──────── Material to process ────────
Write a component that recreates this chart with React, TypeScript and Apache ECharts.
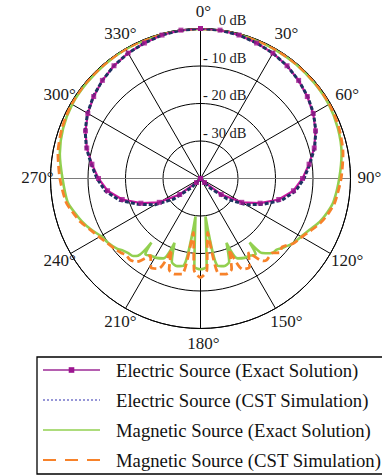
import React, { useEffect, useRef } from 'react';
import * as echarts from 'echarts';

// Electric source, angle (deg) and level (dB)
const elecAngles = [0, 7.5, 15, 22.5, 30, 37.5, 45, 52.5, 60, 67.5, 75, 82.5, 90, 97.5, 105, 112.5, 120, 127.5, 135, 142.5, 150, 157.5, 165, 172.5, 180,
  187.5, 195, 202.5, 210, 217.5, 225, 232.5, 240, 247.5, 255, 262.5, 270, 277.5, 285, 292.5, 300, 307.5, 315, 322.5, 330, 337.5, 345, 352.5, 360];
const elecExact = [0, -0.1, -0.4, -0.9, -1.4, -2.1, -3.0, -4.1, -5.3, -6.8, -8.6, -10.8, -12.8, -15.0, -18.4, -22.8, -27.3, -33.0, -38.5, -40, -40, -40, -40, -40, -40,
  -40, -40, -40, -40, -40, -38.5, -33.0, -27.3, -22.8, -18.4, -15.0, -12.8, -10.8, -8.6, -6.8, -5.3, -4.1, -3.0, -2.1, -1.4, -0.9, -0.4, -0.1, 0];
const elecCST = [0, -0.1, -0.4, -0.9, -1.4, -2.1, -3.0, -4.0, -5.2, -6.7, -8.5, -10.6, -12.4, -14.4, -17.6, -22.0, -26.0, -31.0, -36.5, -40, -40, -40, -40, -40, -40,
  -40, -40, -40, -40, -40, -36.5, -31.0, -26.0, -22.0, -17.6, -14.4, -12.4, -10.6, -8.5, -6.7, -5.2, -4.0, -3.0, -2.1, -1.4, -0.9, -0.4, -0.1, 0];

// Magnetic source
const magAngles = [0, 10, 20, 30, 40, 50, 60, 70, 80, 90,
  100, 105, 110, 115, 120, 125, 130, 133, 136, 139,
  141, 142.5, 144, 147, 151, 155, 158, 161, 165, 169,
  172.5, 176, 180, 184, 187.5, 191, 195, 199, 202, 205,
  209, 213, 216, 217.5, 219, 221, 224, 227, 230, 235,
  240, 245, 250, 255, 260, 270, 280, 290, 300, 310,
  320, 330, 340, 350, 360];
const magExact = [-0.1, -0.1, -0.2, -0.3, -0.3, -0.4, -0.5, -1.0, -1.8, -3.0,
  -4.0, -5.0, -6.2, -7.8, -9.0, -9.9, -11.3, -12.2, -12.4, -13.6,
  -14.6, -18.5, -15.0, -15.5, -15.8, -16.5, -21.5, -16.5, -15.8, -16.3,
  -29.8, -16.5, -15.8, -16.5, -29.8, -16.3, -15.8, -16.5, -21.5, -16.5,
  -15.8, -15.5, -15.0, -18.5, -13.5, -12.6, -12.3, -11.8, -10.9, -10.0,
  -9.3, -7.8, -6.4, -5.2, -4.0, -3.2, -1.9, -1.0, -0.5, -0.4,
  -0.3, -0.2, -0.2, -0.1, -0.1];
const magCST = [0, 0, -0.1, -0.2, -0.2, -0.2, -0.3, -0.7, -1.4, -2.5,
  -3.6, -4.6, -5.8, -7.4, -8.8, -9.8, -11.6, -11.0, -12.4, -12.2,
  -12.0, -12.3, -13.2, -16.5, -13.0, -13.3, -19.5, -14.5, -13.6, -14.0,
  -25.5, -15.5, -13.6, -15.5, -25.5, -14.0, -13.6, -14.3, -19.5, -13.5,
  -12.8, -15.5, -13.0, -12.0, -11.6, -11.3, -11.5, -11.0, -10.5, -9.8,
  -8.8, -7.6, -6.0, -4.8, -3.6, -2.5, -1.4, -0.7, -0.3, -0.2,
  -0.2, -0.1, -0.1, 0, 0];

// Tick labels
const angleTicks = [0, 30, 60, 90, 120, 150, 180, 210, 240, 270, 300, 330];
const radiusTicks = [0, -10, -20, -30];

const seriesNames = [
  'Electric Source (Exact Solution)',
  'Electric Source (CST Simulation)',
  'Magnetic Source (Exact Solution)',
  'Magnetic Source (CST Simulation)',
];

const SERIF = 'Liberation Serif, Times New Roman, serif';
const CX = 200.5, CY = 178.5, R = 150, RMIN = -40, RMAX = 0;

const toPolar = (vals: number[], angs: number[]) => vals.map((v, i) => [v, angs[i]]);

function tickLabelGraphics() {
  const out: any[] = [];
  angleTicks.forEach((a) => {
    const rad = (a * Math.PI) / 180;
    const dx = Math.sin(rad), dy = -Math.cos(rad);
    const rr = R + 16;
    out.push({
      type: 'text', x: CX + rr * dx + 3, y: CY + rr * dy - 1, z: 10,
      style: { text: a + '°', fontFamily: SERIF, fontSize: 17, fill: '#1a1a1a', align: 'center', verticalAlign: 'middle' },
    });
  });
  radiusTicks.forEach((v) => {
    const r = (R * (v - RMIN)) / (RMAX - RMIN);
    out.push({
      type: 'text', x: CX + 46, y: CY - r - 1, z: 10,
      style: {
        text: v === 0 ? '0 dB' : '- ' + Math.abs(v) + ' dB',
        fontFamily: SERIF, fontSize: 14.5, fill: '#1a1a1a', align: 'right', verticalAlign: 'bottom',
      },
    });
  });
  return out;
}

export default function App() {
  const ref = useRef<HTMLDivElement>(null);
  useEffect(() => {
    const chart = echarts.init(ref.current!, null, { renderer: 'svg' });
    const spokeColors = ['#000', '#000', '#000', '#7a7a7a', '#000', '#000', '#000', '#000', '#000', '#7a7a7a', '#000', '#000'];
    chart.setOption({
      animation: false,
      backgroundColor: '#fff',
      textStyle: { fontFamily: SERIF },
      polar: { center: [CX, CY], radius: R },
      angleAxis: {
        type: 'value', min: 0, max: 360, interval: 30, startAngle: 90, clockwise: true,
        axisLine: { show: true, lineStyle: { color: '#000', width: 1 } },
        axisTick: { show: false },
        axisLabel: { show: false },
        splitLine: { show: true, lineStyle: { color: spokeColors, width: 1 } },
      },
      radiusAxis: {
        type: 'value', min: RMIN, max: RMAX, interval: 10,
        axisLine: { show: false }, axisTick: { show: false },
        splitLine: { show: true, lineStyle: { color: '#000', width: 1 } },
        axisLabel: { show: false },
      },
      graphic: tickLabelGraphics(),
      legend: {
        orient: 'vertical', left: 37, top: 357,
        itemWidth: 57, itemHeight: 7, itemGap: 10,
        padding: [3, 24, 4, 5],
        borderColor: '#000', borderWidth: 1.3,
        selectedMode: false,
        textStyle: { fontFamily: SERIF, fontSize: 18.7, color: '#111', lineHeight: 20, padding: [0, 0, 0, 11] },
        data: [
          { name: seriesNames[0], lineStyle: { color: '#9c2a96', width: 1.5, type: 'solid' }, itemStyle: { color: '#9c1590' } },
          { name: seriesNames[1], lineStyle: { color: '#3030b0', width: 1.2, type: [2, 2] }, itemStyle: { opacity: 0 } },
          { name: seriesNames[2], lineStyle: { color: '#92d050', width: 1.6, type: 'solid' }, itemStyle: { opacity: 0 } },
          { name: seriesNames[3], lineStyle: { color: '#f7822a', width: 2, type: [13, 9] }, itemStyle: { opacity: 0 } },
        ],
      },
      series: [
        {
          name: seriesNames[2], type: 'line', coordinateSystem: 'polar', smooth: 0.25,
          data: toPolar(magExact, magAngles), showSymbol: false, symbol: 'none',
          lineStyle: { color: '#92d050', width: 2.6 }, itemStyle: { color: '#92d050' },
        },
        {
          name: seriesNames[3], type: 'line', coordinateSystem: 'polar', smooth: 0.25,
          data: toPolar(magCST, magAngles), showSymbol: false, symbol: 'none',
          lineStyle: { color: '#f7822a', width: 2.8, type: [8, 4] }, itemStyle: { color: '#f7822a' },
        },
        {
          name: seriesNames[0], type: 'line', coordinateSystem: 'polar',
          data: toPolar(elecExact, elecAngles), showSymbol: false, symbol: 'rect',
          lineStyle: { color: '#c8189f', width: 2.2 }, itemStyle: { color: '#9c1590' },
        },
        {
          name: seriesNames[1], type: 'line', coordinateSystem: 'polar',
          data: toPolar(elecCST, elecAngles), showSymbol: false, symbol: 'none',
          lineStyle: { color: '#1c3361', width: 3, type: [4, 2] }, itemStyle: { color: '#1c3361' },
        },
        {
          name: 'markers', type: 'scatter', coordinateSystem: 'polar',
          data: toPolar(elecExact, elecAngles), symbol: 'rect', symbolSize: 5,
          itemStyle: { color: '#a0148f' }, z: 3,
        },
      ],
    });
    return () => chart.dispose();
  }, []);
  return <div ref={ref} style={{ position: 'absolute', left: 0, top: 0, width: 382, height: 476 }} />;
}
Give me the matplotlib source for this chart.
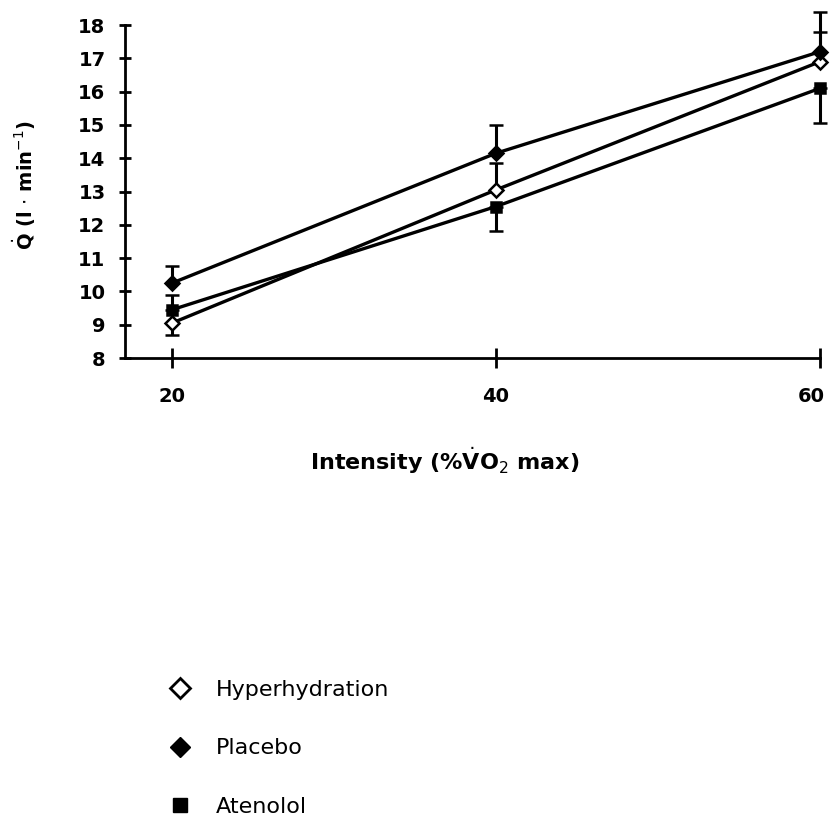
import matplotlib
matplotlib.use("Agg")
import matplotlib.pyplot as plt
import matplotlib.transforms as mtransforms
from matplotlib.lines import Line2D

# Exercise intensity (% VO2 max)
intensity = [20, 40, 60]

# Cardiac output (l/min) per condition, with one-sided SD bars
hyper = [9.05, 13.05, 16.9]
hyper_lo = [0.35, 0.0, 0.0]
hyper_hi = [0.0, 0.8, 0.9]

placebo = [10.25, 14.15, 17.2]
placebo_lo = [0.0, 0.0, 0.0]
placebo_hi = [0.5, 0.85, 1.2]

atenolol = [9.45, 12.55, 16.1]
atenolol_lo = [0.0, 0.75, 1.05]
atenolol_hi = [0.45, 0.0, 0.0]

y_ticks = list(range(8, 19))
x_ticks = [20, 40, 60]

fig = plt.figure(figsize=(8.31, 8.15), dpi=100)
ax = fig.add_axes([0.1504, 0.5607, 0.8364, 0.4086])

series = [
    (hyper, hyper_lo, hyper_hi, "D", "white"),
    (placebo, placebo_lo, placebo_hi, "D", "black"),
    (atenolol, atenolol_lo, atenolol_hi, "s", "black"),
]
for vals, lo, hi, mk, fc in series:
    ax.errorbar(intensity, vals, yerr=[lo, hi], color="black", lw=2.4,
                marker=mk, ms=7, mfc=fc, mec="black", mew=1.8,
                elinewidth=2.2, capsize=5, capthick=3, clip_on=False, zorder=3)

ax.set_xlim(17.1, 60)
ax.set_ylim(8, 18)
ax.set_xticks(x_ticks)
ax.set_yticks(y_ticks)
ax.spines["top"].set_visible(False)
ax.spines["right"].set_visible(False)
for sp in ("left", "bottom"):
    ax.spines[sp].set_linewidth(2)

ax.tick_params(axis="both", direction="inout", width=2, length=8)
ax.tick_params(axis="y", pad=10, labelsize=14)
ax.tick_params(axis="x", pad=14, labelsize=14, length=14)
for lab in ax.get_xticklabels() + ax.get_yticklabels():
    lab.set_fontweight("bold")

# pull the last x label in so it stays on the canvas
fig.canvas.draw()
last = ax.get_xticklabels()[-1]
last.set_transform(last.get_transform() +
                   mtransforms.ScaledTranslation(-6 / 72, 0, fig.dpi_scale_trans))

ax.set_ylabel(r"$\dot{\mathbf{Q}}$ (l $\cdot$ min$^{-1}$)", fontsize=14,
              fontweight="bold")
ax.yaxis.set_label_coords(-0.125, 0.52)
ax.set_xlabel(r"Intensity (%$\dot{\mathbf{V}}$O$_2$ max)", fontsize=16,
              fontweight="bold")
ax.xaxis.set_label_coords(0.46, -0.26)

handles = [
    Line2D([], [], ls="none", marker="D", ms=10, mfc="white", mec="black", mew=2),
    Line2D([], [], ls="none", marker="D", ms=10, mfc="black", mec="black"),
    Line2D([], [], ls="none", marker="s", ms=10, mfc="black", mec="black"),
]
fig.legend(handles, ["Hyperhydration", "Placebo", "Atenolol"],
           loc="upper left", bbox_to_anchor=(0.166, 0.19), frameon=False,
           fontsize=16, labelspacing=1.72, handletextpad=0.6)

fig.savefig("out.png", dpi=100)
────────
**What is expected:** Please quote exactly the run of lines that starts the entries and ends at the line containing "import * as echarts from 'echarts';", leaving out every picture.

**The reply:**
Write a component that recreates this chart with React, TypeScript and Apache ECharts.
import React, { useEffect, useRef } from 'react';
import * as echarts from 'echarts';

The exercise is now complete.